> _Information shown_
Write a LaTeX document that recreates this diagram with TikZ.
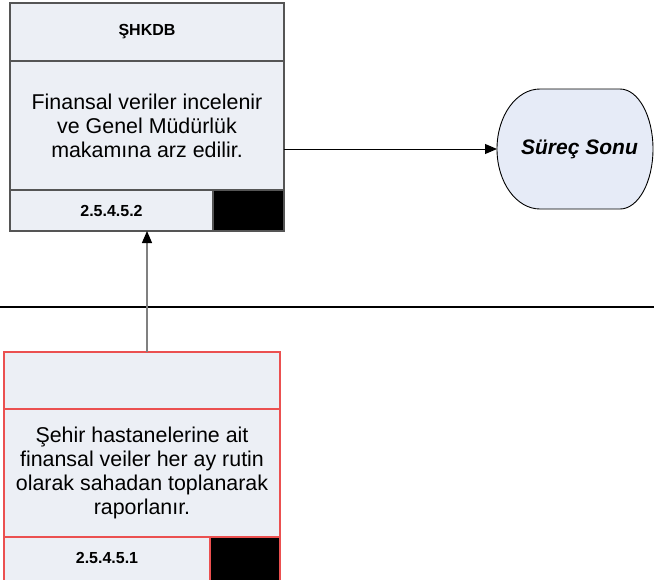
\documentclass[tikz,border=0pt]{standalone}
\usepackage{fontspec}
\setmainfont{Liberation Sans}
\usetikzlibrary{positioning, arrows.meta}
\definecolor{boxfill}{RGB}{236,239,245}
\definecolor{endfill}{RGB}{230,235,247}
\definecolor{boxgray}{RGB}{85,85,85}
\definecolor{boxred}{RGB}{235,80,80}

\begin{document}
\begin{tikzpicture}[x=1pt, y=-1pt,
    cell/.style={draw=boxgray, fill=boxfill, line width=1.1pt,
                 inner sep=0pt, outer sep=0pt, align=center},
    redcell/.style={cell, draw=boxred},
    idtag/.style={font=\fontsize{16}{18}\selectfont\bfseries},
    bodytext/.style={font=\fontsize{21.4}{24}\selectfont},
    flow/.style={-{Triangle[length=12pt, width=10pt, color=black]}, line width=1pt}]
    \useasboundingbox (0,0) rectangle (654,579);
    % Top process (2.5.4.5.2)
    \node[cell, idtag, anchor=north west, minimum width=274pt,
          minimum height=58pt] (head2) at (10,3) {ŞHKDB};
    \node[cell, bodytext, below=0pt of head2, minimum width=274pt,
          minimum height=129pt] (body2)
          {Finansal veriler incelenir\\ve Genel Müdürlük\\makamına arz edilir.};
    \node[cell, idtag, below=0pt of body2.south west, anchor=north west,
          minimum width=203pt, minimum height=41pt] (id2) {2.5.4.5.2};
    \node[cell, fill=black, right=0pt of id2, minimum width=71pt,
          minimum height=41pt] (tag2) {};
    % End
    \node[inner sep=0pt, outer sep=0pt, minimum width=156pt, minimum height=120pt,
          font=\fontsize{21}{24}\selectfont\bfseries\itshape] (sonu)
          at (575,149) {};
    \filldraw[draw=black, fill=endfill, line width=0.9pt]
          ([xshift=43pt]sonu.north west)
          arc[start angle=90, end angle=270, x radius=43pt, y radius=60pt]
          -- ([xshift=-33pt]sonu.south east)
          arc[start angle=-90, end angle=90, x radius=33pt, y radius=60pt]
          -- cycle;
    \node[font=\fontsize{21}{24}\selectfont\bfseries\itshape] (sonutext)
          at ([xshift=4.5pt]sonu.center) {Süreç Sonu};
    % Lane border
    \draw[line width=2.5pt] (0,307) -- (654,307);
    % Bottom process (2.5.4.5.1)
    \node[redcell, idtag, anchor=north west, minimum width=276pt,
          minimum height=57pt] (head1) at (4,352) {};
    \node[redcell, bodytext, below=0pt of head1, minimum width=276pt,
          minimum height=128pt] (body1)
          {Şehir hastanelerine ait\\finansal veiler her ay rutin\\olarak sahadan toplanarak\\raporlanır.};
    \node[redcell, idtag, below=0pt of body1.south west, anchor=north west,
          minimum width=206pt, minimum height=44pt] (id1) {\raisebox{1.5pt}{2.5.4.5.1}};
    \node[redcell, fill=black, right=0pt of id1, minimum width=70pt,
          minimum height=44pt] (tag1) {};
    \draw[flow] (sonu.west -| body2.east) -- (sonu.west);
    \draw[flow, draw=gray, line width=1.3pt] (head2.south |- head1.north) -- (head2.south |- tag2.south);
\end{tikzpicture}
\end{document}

> _Brief_
Leave the images out and output the remaining material exactly as it stands.

> _Result of this exercise_
Write a LaTeX document that recreates this diagram with TikZ.
\documentclass[tikz,border=0pt]{standalone}
\usepackage{fontspec}
\setmainfont{Liberation Sans}
\usetikzlibrary{positioning, arrows.meta}
\definecolor{boxfill}{RGB}{236,239,245}
\definecolor{endfill}{RGB}{230,235,247}
\definecolor{boxgray}{RGB}{85,85,85}
\definecolor{boxred}{RGB}{235,80,80}

\begin{document}
\begin{tikzpicture}[x=1pt, y=-1pt,
    cell/.style={draw=boxgray, fill=boxfill, line width=1.1pt,
                 inner sep=0pt, outer sep=0pt, align=center},
    redcell/.style={cell, draw=boxred},
    idtag/.style={font=\fontsize{16}{18}\selectfont\bfseries},
    bodytext/.style={font=\fontsize{21.4}{24}\selectfont},
    flow/.style={-{Triangle[length=12pt, width=10pt, color=black]}, line width=1pt}]
    \useasboundingbox (0,0) rectangle (654,579);
    % Top process (2.5.4.5.2)
    \node[cell, idtag, anchor=north west, minimum width=274pt,
          minimum height=58pt] (head2) at (10,3) {ŞHKDB};
    \node[cell, bodytext, below=0pt of head2, minimum width=274pt,
          minimum height=129pt] (body2)
          {Finansal veriler incelenir\\ve Genel Müdürlük\\makamına arz edilir.};
    \node[cell, idtag, below=0pt of body2.south west, anchor=north west,
          minimum width=203pt, minimum height=41pt] (id2) {2.5.4.5.2};
    \node[cell, fill=black, right=0pt of id2, minimum width=71pt,
          minimum height=41pt] (tag2) {};
    % End
    \node[inner sep=0pt, outer sep=0pt, minimum width=156pt, minimum height=120pt,
          font=\fontsize{21}{24}\selectfont\bfseries\itshape] (sonu)
          at (575,149) {};
    \filldraw[draw=black, fill=endfill, line width=0.9pt]
          ([xshift=43pt]sonu.north west)
          arc[start angle=90, end angle=270, x radius=43pt, y radius=60pt]
          -- ([xshift=-33pt]sonu.south east)
          arc[start angle=-90, end angle=90, x radius=33pt, y radius=60pt]
          -- cycle;
    \node[font=\fontsize{21}{24}\selectfont\bfseries\itshape] (sonutext)
          at ([xshift=4.5pt]sonu.center) {Süreç Sonu};
    % Lane border
    \draw[line width=2.5pt] (0,307) -- (654,307);
    % Bottom process (2.5.4.5.1)
    \node[redcell, idtag, anchor=north west, minimum width=276pt,
          minimum height=57pt] (head1) at (4,352) {};
    \node[redcell, bodytext, below=0pt of head1, minimum width=276pt,
          minimum height=128pt] (body1)
          {Şehir hastanelerine ait\\finansal veiler her ay rutin\\olarak sahadan toplanarak\\raporlanır.};
    \node[redcell, idtag, below=0pt of body1.south west, anchor=north west,
          minimum width=206pt, minimum height=44pt] (id1) {\raisebox{1.5pt}{2.5.4.5.1}};
    \node[redcell, fill=black, right=0pt of id1, minimum width=70pt,
          minimum height=44pt] (tag1) {};
    \draw[flow] (sonu.west -| body2.east) -- (sonu.west);
    \draw[flow, draw=gray, line width=1.3pt] (head2.south |- head1.north) -- (head2.south |- tag2.south);
\end{tikzpicture}
\end{document}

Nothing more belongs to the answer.